I’m gonna try my luck explaining the difference, but I have to say that even as a Chinese speaker, I haven’t got these down pat. Could be a testament to how much my Chinese has deteriorated, but even the dictionary says that these two are (apparently) equivalent in Chinese, just that one can be used as a noun, while the other is more common in poetry.
Anyway, so… see, the problem is that 栄 (traditional form: 榮) itself can carry the idea of honour or glory, and that’s why it’s so unclear… it’s actually associated with ideas like ‘prospering’, ‘thriving’, ‘having a reputation/status’. I mean, look at the traditional form and imagine the energy and vigour of the blazing flames. That’s what it’s like.

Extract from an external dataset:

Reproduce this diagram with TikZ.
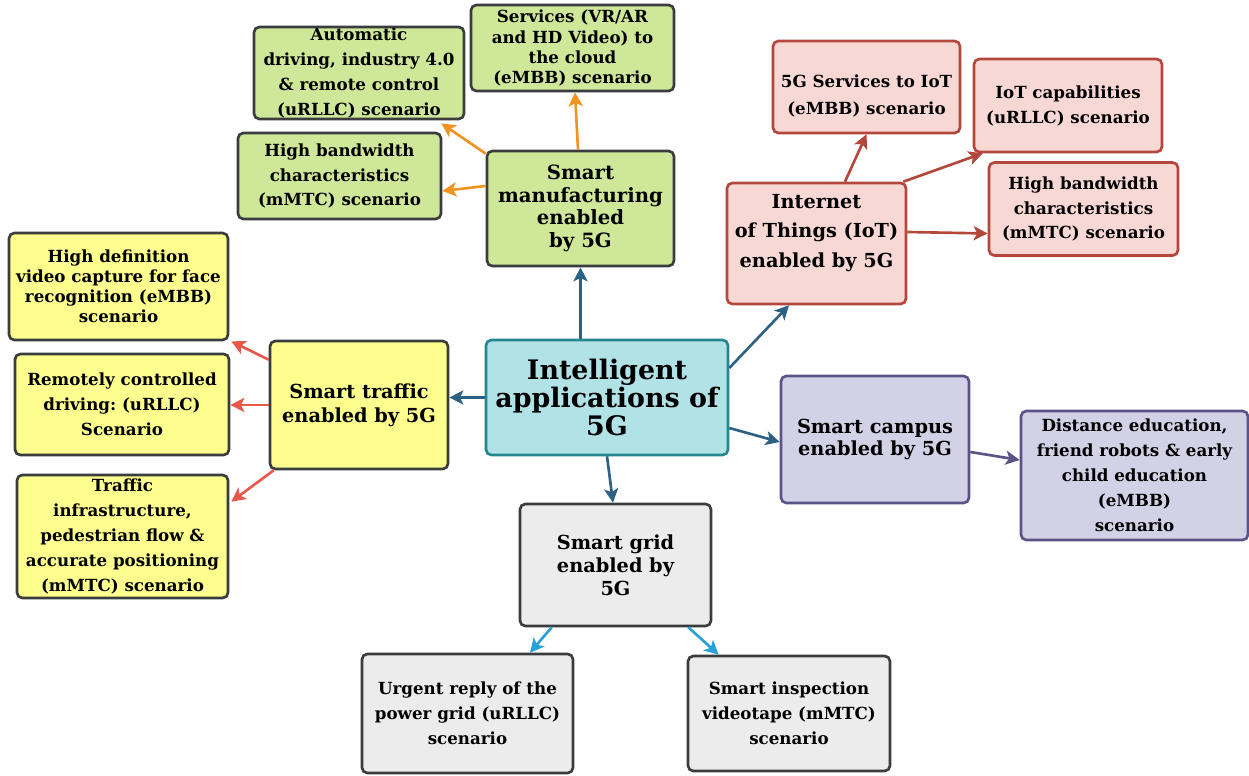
\documentclass[tikz,border=0pt]{standalone}
\usepackage{fontspec}
\setmainfont{DejaVu Serif}
\usetikzlibrary{arrows.meta,calc}
\definecolor{gfill}{HTML}{CFE798}
\definecolor{yfill}{HTML}{FEFE8E}
\definecolor{pfill}{HTML}{F8D8D4}
\definecolor{cfill}{HTML}{B1E2E6}
\definecolor{vfill}{HTML}{D3D1E5}
\definecolor{sfill}{HTML}{ECECEC}
\definecolor{dgray}{HTML}{3A3C3E}
\definecolor{redb}{HTML}{B4473B}
\definecolor{tealb}{HTML}{24878E}
\definecolor{purb}{HTML}{5B5287}
\definecolor{abl}{HTML}{2D6184}
\definecolor{aor}{HTML}{F2931F}
\definecolor{asal}{HTML}{E8584A}
\definecolor{alb}{HTML}{28A0D9}
\frenchspacing
\begin{document}
\begin{tikzpicture}[x=0.02cm,y=-0.02cm,
  box/.style={draw, rounded corners=3pt, line width=1.5pt, inner sep=0pt, align=center},
  leaf/.style={box, font=\bfseries\fontsize{9.5}{14.2}\selectfont},
  tight/.style={font=\bfseries\fontsize{9.5}{11.4}\selectfont},
  gbox/.style={fill=gfill, draw=dgray},
  ybox/.style={fill=yfill, draw=dgray},
  rbox/.style={fill=pfill, draw=redb},
  vbox/.style={fill=vfill, draw=purb},
  sbox/.style={fill=sfill, draw=dgray},
  txt/.style={inner sep=0pt, align=center},
  arr/.style={line width=1.5pt, -{Stealth[length=8pt,width=8pt,inset=2pt]}},
]
\useasboundingbox (0,0) rectangle (1249,776);

% central
\node[box, fill=cfill, draw=tealb, minimum width=4.84cm, minimum height=2.3cm,
  font=\bfseries\fontsize{15.3}{16}\selectfont] (cent) at (607,397.5)
  {Intelligent\\applications of\\5G};

% manufacturing group
\node[box, gbox, minimum width=3.74cm, minimum height=2.3cm,
  font=\bfseries\fontsize{11.2}{12.8}\selectfont] (manu) at (580.5,208.5)
  {Smart\\manufacturing\\enabled\\by 5G};
\node[leaf, gbox, minimum width=4.2cm, minimum height=1.84cm] (auto) at (359,73)
  {Automatic\\driving, industry 4.0\\\& remote control\\(uRLLC) scenario};
\node[leaf, gbox, tight, minimum width=4.06cm, minimum height=1.72cm] (serv) at (572.5,48)
  {Services (VR/AR\\and HD Video) to\\the cloud\\(eMBB) scenario};
\node[leaf, gbox, minimum width=4.06cm, minimum height=1.72cm] (hbg) at (339.5,176)
  {High bandwidth\\characteristics\\(mMTC) scenario};

% IoT group
\node[box, rbox, minimum width=3.58cm, minimum height=2.42cm] (iot) at (816.5,243.5) {};
\node[txt, font=\bfseries\fontsize{11}{17}\selectfont] (iott) at (816.5,233)
  {Internet\\of Things (IoT)\\enabled by 5G};
\node[leaf, rbox, minimum width=3.74cm, minimum height=1.84cm] (iots) at (866.5,87) {};
\node[txt, font=\bfseries\fontsize{9.5}{15}\selectfont] (iotst) at (866.5,96)
  {5G Services to IoT\\(eMBB) scenario};
\node[leaf, rbox, minimum width=3.76cm, minimum height=1.86cm] (iotc) at (1068,105.5)
  {IoT capabilities\\(uRLLC) scenario};
\node[leaf, rbox, minimum width=3.78cm, minimum height=1.86cm] (hbr) at (1083.5,209)
  {High bandwidth\\characteristics\\(mMTC) scenario};

% traffic group
\node[box, ybox, minimum width=3.56cm, minimum height=2.56cm,
  font=\bfseries\fontsize{11}{13.6}\selectfont] (traf) at (359,405)
  {Smart traffic\\enabled by 5G};
\node[leaf, ybox, tight, minimum width=4.38cm, minimum height=2.14cm] (hdv) at (118.5,286.5)
  {High definition\\video capture for face\\recognition (eMBB)\\scenario};
\node[leaf, ybox, minimum width=4.28cm, minimum height=2.02cm] (rem) at (122,404.5)
  {Remotely controlled\\driving: (uRLLC)\\Scenario};
\node[leaf, ybox, minimum width=4.22cm, minimum height=2.46cm] (tinf) at (122.5,536.5)
  {Traffic\\infrastructure,\\pedestrian flow \&\\accurate positioning\\(mMTC) scenario};

% campus group
\node[box, vbox, minimum width=3.76cm, minimum height=2.54cm,
  font=\bfseries\fontsize{11}{13}\selectfont] (camp) at (875,439.5)
  {Smart campus\\enabled by 5G};
\node[leaf, vbox, minimum width=4.54cm, minimum height=2.58cm] (dist) at (1134.5,475.5)
  {Distance education,\\friend robots \& early\\child education\\(eMBB)\\scenario};

% grid group
\node[box, sbox, minimum width=3.82cm, minimum height=2.44cm,
  font=\bfseries\fontsize{11}{13}\selectfont] (grid) at (615.5,565)
  {Smart grid\\enabled by\\5G};
\node[leaf, sbox, minimum width=4.22cm, minimum height=2.38cm] (urg) at (467.5,713.5)
  {Urgent reply of the\\power grid (uRLLC)\\scenario};
\node[leaf, sbox, minimum width=4.04cm, minimum height=2.3cm] (insp) at (789,713.5)
  {Smart inspection\\videotape (mMTC)\\scenario};

% connectors from centre
\draw[arr, abl] (manu.south |- cent.north) -- (manu.south);
\draw[arr, abl] ([yshift=0.59cm]cent.east) -- ([xshift=-0.55cm]iot.south);
\draw[arr, abl] (cent.west) -- (cent.west -| traf.east);
\draw[arr, abl] ([yshift=-0.61cm]cent.east) -- ([yshift=-0.05cm]camp.west);
\draw[arr, abl] (cent.south) -- ([xshift=-0.05cm]grid.north);

% manufacturing
\draw[arr, aor] ([yshift=-0.08cm]manu.north west) -- ([shift={(-0.48cm,-0.06cm)}]auto.south east);
\draw[arr, aor] ([yshift=0.45cm]manu.west) -- ([yshift=-0.3cm]hbg.east);
\draw[arr, aor] ([xshift=-0.05cm]manu.north) -- ([xshift=0.05cm]serv.south);

% IoT
\draw[arr, redb] ([xshift=0.57cm]iot.north) -- (iots.south);
\draw[arr, redb] ([xshift=-0.08cm]iot.north east) -- ([xshift=0.2cm]iotc.south west);
\draw[arr, redb] ([yshift=0.23cm]iot.east) -- ([yshift=-0.49cm]hbr.west);

% traffic
\draw[arr, asal] ([yshift=-0.4cm]traf.north west) -- ([xshift=0.04cm]hdv.south east);
\draw[arr, asal] (traf.west) -- (traf.west -| rem.east);
\draw[arr, asal] ([xshift=0.1cm]traf.south west) -- ([shift={(0.04cm,-0.56cm)}]tinf.north east);

% campus
\draw[arr, purb] ([yshift=-0.25cm]camp.east) -- ([yshift=0.31cm]dist.west);

% grid
\draw[arr, alb] ([xshift=0.66cm]grid.south west) -- ([xshift=1.25cm]urg.north);
\draw[arr, alb] ([xshift=-0.48cm]grid.south east) -- ([xshift=0.64cm]insp.north west);
\end{tikzpicture}
\end{document}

So how can we tell them apart? I mean, I tried using a Japanese dictionary, and when I started from the definition of 栄光, with a 1-2 clicks on words I didn’t know, I ended up on definition that used 光栄, so it’s obvious that they’re really close. What I’m going to do is to concentrate on parts of the definition where the same words were used, but in different constructions, and then try to link those words to the kanji. Here are the relevant bits (my translations may be literal at times to avoid contrived associations with ‘honour’ or ‘glory’ that don’t use the kanji for justification):
光栄: …名誉に思うこと。= an abstract thing thought of as one’s reputation/fame
栄光: …大きな名誉。= a big/great reputation/fame
So it seems that 光栄 is something that can be thought of in a manner that contributes to one’s reputation, or as something that gives one a reputation, whereas 栄光 is that reputation. Why is that? Well, generally (though not always), what comes before modifies what comes after. In other words, in the first case, 光 describes 栄, whereas in the second 栄 describes 光. In addition (though this may be more confusing that helpful), in Chinese, 光 can be a verb that means ‘to cause to shine/become brighter’ (figuratively, usually), whereas 栄 isn’t a verb at all. Thus:
- 光栄 is a bright state of thriving and prosperity, a sort of shining status or reputation. Admittedly, that sounds like both ‘honour’ and ‘glory’, but if we take the ‘光 is a verb’ interpretation, we’ll realise that something that ‘makes one’s reputation shine’ has to be an honour, whereas glory is the result of that honour. I personally tend to think of 光栄 as an adjective more than a noun, because if I say 光栄です, I’m more focused on the fact that something is ‘honourable’ than that it is, for instance, ‘the highest honour that the nation can bestow upon…’. More importantly, (and this should help clear up the confusion)…
- 栄光 is the light of fame, of a good reputation, of prosperity, of thriving. That’s what the 光 in second position indicates. That means that 栄光 is something that shines upon others and draws their attention. Only glory does that. Honour is more of an internal thing, and someone who is honoured does not necessarily ‘shine’ upon the world because he or she may not be honoured publicly. Therefore, 栄光 is glory.
That’s my analysis anyway. But how I personally remember it is: 光栄 feels like an adjective, while 栄光 feels like a noun, specifically a kind of light. After that… I work from there. What’s more like a light, and what’s more like an adjective? I mean, we don’t say ‘it’s been a glory’, do we? Only ‘it’s been an honour’.